Dom. IV de Adviento. Un encuentro, un compromiso
En este cuarto domingo de Adviento, el Evangelio nos cuenta la visita de María a su prima Isabel. Queremos detenernos en particular en dos aspectos: llevar a Jesús a los demás y la alegría que nace en aquellos que lo acogen.
María, después del anuncio del ángel, «se levantó». Este levantarse es el verbo de la Resurrección: María nos dice que la Palabra acogida nos resucita, nos hace levantarnos. Se empieza a actuar de forma correspondiente a lo que Dios ha hecho. Se puede correr el riesgo de pasar la vida como simples oyentes de cosas buenas como la catequesis, la misa, los momentos de oración, pero nuestra vida no cambia ni un punto, no nos levantamos de nuestras comodidades; pensamos que ese poco tiempo donado a Dios, sin una auténtica actitud, puede ser suficiente para nuestro camino espiritual. María, en cambio, se levanta, tiene que ir a ver a Isabel, el ángel le ha hablado de ella. María nos dice y nos da testimonio de que después de la Palabra recibida se levanta, porque hay algo importante que comunicar, hay que salir y servir de inmediato.

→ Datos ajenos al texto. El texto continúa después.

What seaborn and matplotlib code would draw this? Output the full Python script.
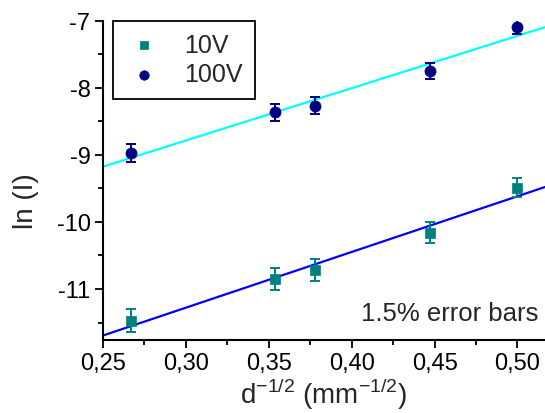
import numpy as np
import pandas as pd
import matplotlib
matplotlib.use("Agg")
import matplotlib.pyplot as plt
from matplotlib.ticker import MultipleLocator, FuncFormatter
import seaborn as sns

# ---- data ----
x_vals = [0.267, 0.354, 0.378, 0.447, 0.500]
y_10v = [-11.47, -10.85, -10.72, -10.16, -9.49]
y_100v = [-8.97, -8.37, -8.27, -7.75, -7.10]
series_names = ["10V", "100V"]
err_frac = 0.015
x_ticks = [0.25, 0.30, 0.35, 0.40, 0.45, 0.50]
y_ticks = [-7, -8, -9, -10, -11]

sns.set_style("ticks")
plt.rcParams["font.family"] = ["Liberation Sans", "DejaVu Sans"]
plt.rcParams["axes.unicode_minus"] = False

df = pd.DataFrame({
    "x": x_vals * 2,
    "y": y_10v + y_100v,
    "series": [series_names[0]] * len(x_vals) + [series_names[1]] * len(x_vals),
})
df["err"] = df["y"].abs() * err_frac

fig = plt.figure(figsize=(5.45, 4.14), dpi=100)
ax = fig.add_axes([103 / 545, 1 - 341 / 414, 1 - 103 / 545, (341 - 21.5) / 414])

xlim = (0.25, 0.5166)
ylim = (-11.76, -7.0)

pt_colors = {"10V": "#008080", "100V": "#000080"}
fit_colors = {"10V": "#0000FF", "100V": "#00FFFF"}
markers = {"10V": "s", "100V": "o"}
msizes = {"10V": 7, "100V": 8}

# fit lines
xx = np.linspace(xlim[0], xlim[1], 50)
fit_rows = []
for s in series_names:
    sub = df[df.series == s]
    k, b = np.polyfit(sub.x, sub.y, 1)
    fit_rows.append(pd.DataFrame({"x": xx, "y": k * xx + b, "series": s}))
fit_df = pd.concat(fit_rows)
sns.lineplot(data=fit_df, x="x", y="y", hue="series", palette=fit_colors,
             linewidth=1.6, legend=False, ax=ax, zorder=2)

# error bars
for s in series_names:
    sub = df[df.series == s]
    ax.errorbar(sub.x, sub.y, yerr=sub.err, fmt="none", ecolor=pt_colors[s],
                elinewidth=1.4, capsize=3.3, capthick=1.4, zorder=3)

# points
for s in series_names:
    sub = df[df.series == s]
    sns.scatterplot(data=sub, x="x", y="y", color=pt_colors[s], marker=markers[s],
                    s=msizes[s] ** 2, edgecolor=pt_colors[s], linewidth=0.5,
                    label=s, ax=ax, zorder=4)

ax.set_xlim(*xlim)
ax.set_ylim(*ylim)
ax.set_xticks(x_ticks)
ax.set_yticks(y_ticks)
ax.xaxis.set_minor_locator(MultipleLocator(0.025))
ax.yaxis.set_minor_locator(MultipleLocator(0.5))
ax.xaxis.set_major_formatter(FuncFormatter(lambda v, p: f"{v:.2f}".replace(".", ",")))
ax.yaxis.set_major_formatter(FuncFormatter(lambda v, p: f"{v:.0f}"))
ax.tick_params(axis="both", which="major", direction="out", length=6, width=1.3,
               labelsize=17, color="black", labelcolor="black", pad=3)
ax.tick_params(axis="both", which="minor", direction="out", length=3.5, width=1.3,
               color="black")
for side in ["top", "right"]:
    ax.spines[side].set_visible(False)
for side in ["left", "bottom"]:
    ax.spines[side].set_linewidth(1.5)
    ax.spines[side].set_color("black")

ax.set_xlabel(r"d$^{\mathregular{-1/2}}$ (mm$^{\mathregular{-1/2}}$)", fontsize=20, labelpad=1)
ax.set_ylabel("ln (I)", fontsize=20)
ax.yaxis.set_label_coords(-0.145, 0.438)

ax.text(0.985, 0.063, "1.5% error bars", transform=ax.transAxes, ha="right",
        va="baseline", fontsize=18.5)

leg = ax.legend(loc="upper left", bbox_to_anchor=(0.0226, 1.0), borderaxespad=0,
                fontsize=18, frameon=True, fancybox=False, edgecolor="black",
                handletextpad=0.85, borderpad=0.5, labelspacing=0.22,
                handlelength=1.5, markerscale=0.85)
leg.get_frame().set_linewidth(1.3)
leg.get_frame().set_alpha(1)

fig.savefig("out.png", dpi=100)
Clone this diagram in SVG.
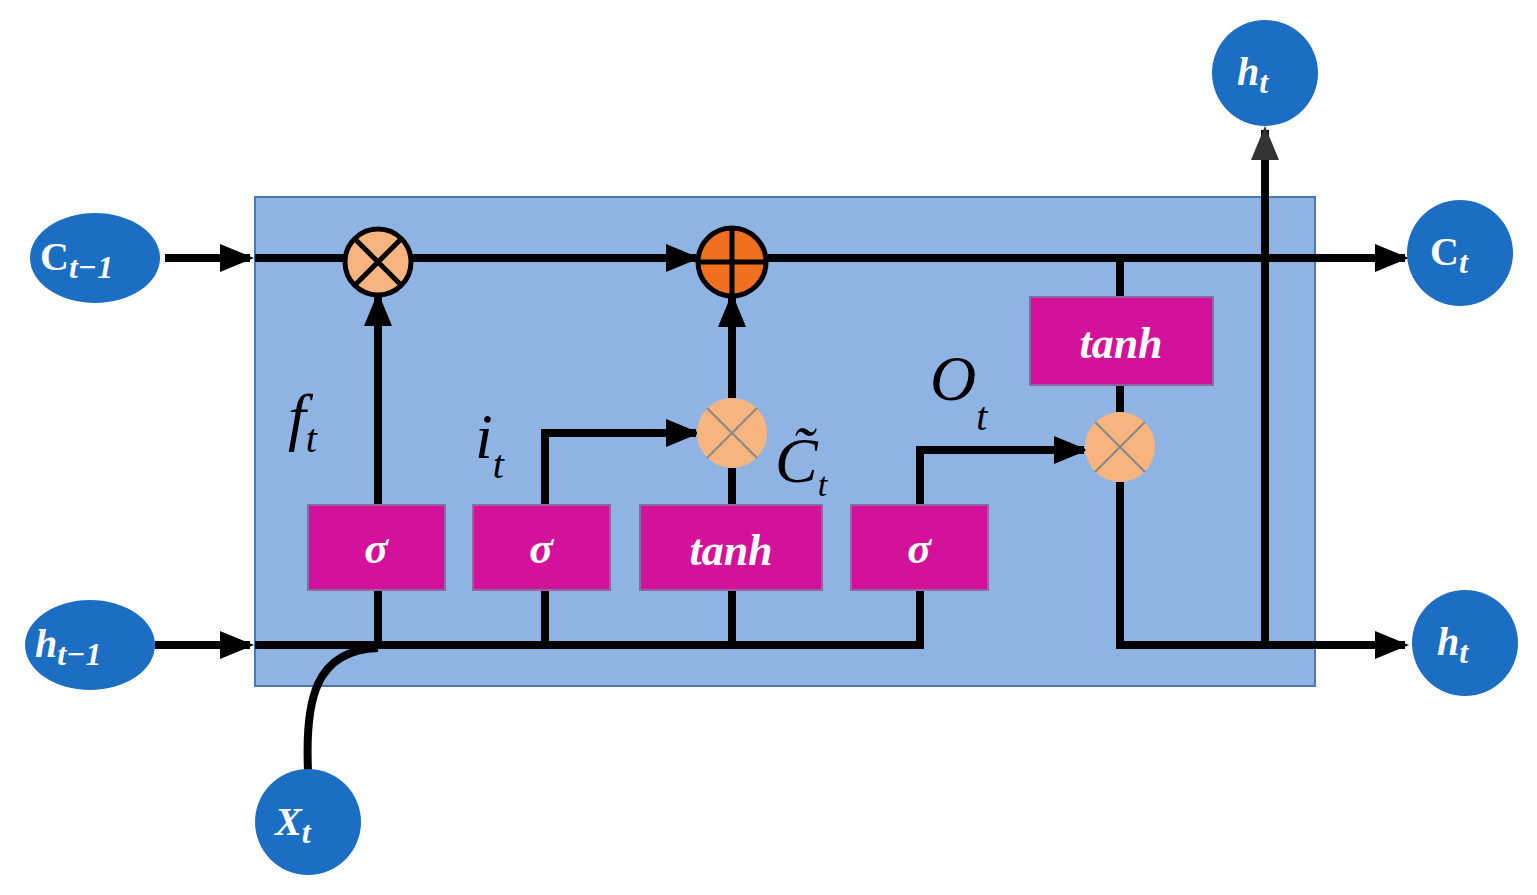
<svg xmlns="http://www.w3.org/2000/svg" width="1537" height="895" viewBox="0 0 1537 895">
<defs>
<marker id="ar" markerWidth="10" markerHeight="10" refX="8" refY="5" orient="auto" markerUnits="userSpaceOnUse" viewBox="0 0 10 10"><path d="M0,0 L10,5 L0,10 z" fill="#000"/></marker>
<marker id="arb" markerWidth="34" markerHeight="28" refX="30" refY="14" orient="auto" markerUnits="userSpaceOnUse"><path d="M0,0 L34,14 L0,28 z" fill="#000"/></marker>
<marker id="arg" markerWidth="34" markerHeight="28" refX="30" refY="14" orient="auto" markerUnits="userSpaceOnUse"><path d="M0,0 L34,14 L0,28 z" fill="#333"/></marker>
</defs>
<style>
.ln{fill:none;stroke:#000;stroke-width:8}
.bx{fill:#d4119b;stroke:#8a6aa0;stroke-width:2}
.bt{font-family:"Liberation Serif",serif;font-weight:bold;font-style:italic;fill:#fff;font-size:44px;text-anchor:middle}
.nd{fill:#1b6ec2}
.nt{font-family:"Liberation Serif",serif;font-weight:bold;fill:#fff;font-size:40px}
.lb{font-family:"Liberation Serif",serif;font-style:italic;fill:#000;font-size:64px}
.op{fill:#f8b47f}
</style>
<rect x="255" y="197" width="1060" height="489" fill="#8fb3e2" stroke="#4a78b5" stroke-width="2"/>
<g id="connectors">
<path class="ln" d="M165,258 H250" marker-end="url(#arb)"/>
<path class="ln" d="M255,258 H696" marker-end="url(#arb)"/>
<path class="ln" d="M768,258 H1405" marker-end="url(#arb)"/>
<path class="ln" d="M155,645 H250" marker-end="url(#arb)"/>
<path class="ln" d="M255,645 H920 V590"/>
<path class="ln" d="M378,645 V590 M378,505 V296" marker-end="url(#arb)"/>
<path class="ln" d="M545,645 V590 M545,505 V433 H696" marker-end="url(#arb)"/>
<path class="ln" d="M732,645 V590 M732,505 V468 M732,398 V297" marker-end="url(#arb)"/>
<path class="ln" d="M920,505 V450 H1084" marker-end="url(#arb)"/>
<path class="ln" d="M1120,258 V297 M1120,385 V412 M1120,482 V645 H1405" marker-end="url(#arb)"/>
<path d="M1265,645 V130" fill="none" stroke="#000" stroke-width="8" marker-end="url(#arg)"/>
<path class="ln" d="M308,770 C305,700 315,650 378,648"/>
</g>
<g id="ops">
<circle class="op" cx="378" cy="262" r="33" stroke="#000" stroke-width="5"/>
<path d="M355,239 L401,285 M401,239 L355,285" stroke="#000" stroke-width="5"/>
<circle cx="732" cy="262" r="34" fill="#f07020" stroke="#000" stroke-width="5"/>
<path d="M732,228 V296 M698,262 H766" stroke="#000" stroke-width="5"/>
<circle class="op" cx="732" cy="433" r="35"/>
<path d="M707,408 L757,458 M757,408 L707,458" stroke="#888" stroke-width="2"/>
<circle class="op" cx="1120" cy="447" r="35"/>
<path d="M1095,422 L1145,472 M1145,422 L1095,472" stroke="#888" stroke-width="2"/>
</g>
<g id="gates">
<rect class="bx" x="308" y="505" width="137" height="85"/><text class="bt" x="376" y="563">σ</text>
<rect class="bx" x="473" y="505" width="137" height="85"/><text class="bt" x="541" y="563">σ</text>
<rect class="bx" x="640" y="505" width="182" height="85"/><text class="bt" x="731" y="565">tanh</text>
<rect class="bx" x="851" y="505" width="137" height="85"/><text class="bt" x="919" y="563">σ</text>
<rect class="bx" x="1030" y="297" width="183" height="88"/><text class="bt" x="1121" y="358">tanh</text>
</g>
<g id="labels">
<text class="lb" x="288" y="438">f<tspan font-size="40" dy="14">t</tspan></text>
<text class="lb" x="475" y="458">i<tspan font-size="40" dy="20">t</tspan></text>
<text class="lb" x="775" y="482" font-style="normal" font-size="52">C̃<tspan font-size="34" dy="14" font-style="italic">t</tspan></text>
<text class="lb" x="930" y="400">O<tspan font-size="40" dy="30">t</tspan></text>
</g>
<g id="nodes">
<g id="ct1"><ellipse class="nd" cx="95" cy="258" rx="65" ry="45"/><text class="nt" x="40" y="270">C<tspan font-style="italic" font-size="32" dy="8">t−1</tspan></text></g>
<g id="ht1"><ellipse class="nd" cx="90" cy="645" rx="65" ry="45"/><text class="nt" x="35" y="657" font-style="italic">h<tspan font-size="32" dy="8">t−1</tspan></text></g>
<g id="xt"><circle class="nd" cx="308" cy="822" r="53"/><text class="nt" x="275" y="835" font-style="italic">X<tspan font-size="32" dy="8">t</tspan></text></g>
<g id="htop"><circle class="nd" cx="1265" cy="73" r="53"/><text class="nt" x="1237" y="85" font-style="italic">h<tspan font-size="32" dy="8">t</tspan></text></g>
<g id="ct"><circle class="nd" cx="1460" cy="253" r="53"/><text class="nt" x="1430" y="265">C<tspan font-style="italic" font-size="32" dy="8">t</tspan></text></g>
<g id="hr"><circle class="nd" cx="1465" cy="643" r="53"/><text class="nt" x="1437" y="655" font-style="italic">h<tspan font-size="32" dy="8">t</tspan></text></g>
</g>
</svg>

La obra de Dios no es posesión; no se puede mantener para uno mismo. ¡Automáticamente hay una nueva realidad! Las cosas que se hacían antes se pueden modificar. Cuando aceptamos seriamente la Palabra, surgen nuevas sensibilidades, otras cosas que hacer, hay que ponernos en marcha. La palabra dada, que María ha recibido, debe ser compartida. María e Isabel se encuentran en la fe, y les conduce a una relación familiar. Hoy, sin embargo, tenemos una visión privada e íntima de la fe; en muchas parroquias no se tienen relaciones reales, no crean comunidades, prima el individualismo. Por supuesto, necesitamos intimidad con Dios, pero si siempre estamos solos, ¿qué sentido tiene la fe? Seremos juzgados por el amor, el criterio que Dios usará será este: "¿has amado? ¿hiciste algo para alegrar a los demás?" Esto es lo que hace María y esto es lo que Dios nos pide que hagamos si realmente lo hemos encontrado.
El segundo aspecto es que el encuentro entre María e Isabel conduce a una explosión de alegría. Es como si Isabel dijera: "tu fe me fortalece, te necesito, agradezco que me traigas a Aquel que me da la verdadera alegría".
A veces vemos cristianos que parecen estancados, todos tristes, sin la alegría pascual, sin la alegría de la Resurrección. Es cierto que a menudo tenemos problemas que parecen aplastarnos, pero no hay que olvidar que somos hijos de la Resurrección; que uno de los signos del cristiano que vive una vida en el Espíritu es la alegría incluso en medio de la dificultad. Hoy, por lo tanto, ante la invitación que Dios hizo a María a través del ángel para que se regocijara, ante la alegría de Isabel, nos preguntamos: ¿cómo vivimos la irrupción de Dios en nuestra vida? ¿estamos a menudo tristes? ¿estamos enfadados? ¿Conseguimos vivir la alegría pascual incluso en las pruebas?
«En la casa de Isabel, la venida de Jesús a través de María ha creado no solo un clima de alegría y de comunión fraternal, sino también un clima de fe que lleva a la esperanza, a la oración, a la alabanza. Todo esto nos gustaría que sucediera hoy en nuestras casas. Nos gustaría que, una vez más, nos trajera a nosotros, a nuestras familias, a nuestras comunidades, ese inmenso regalo, esa gracia única que siempre debemos pedir primero y por encima de las otras gracias que también nos importan: ¡la gracia que es Jesucristo! Al traer a Jesús, la Virgen nos trae también una nueva alegría, llena de significado; nos trae una nueva capacidad para atravesar con fe los momentos más dolorosos y difíciles; nos trae la capacidad de misericordia, para perdonarnos, comprendernos, apoyarnos unos a otros» (Papa Francisco).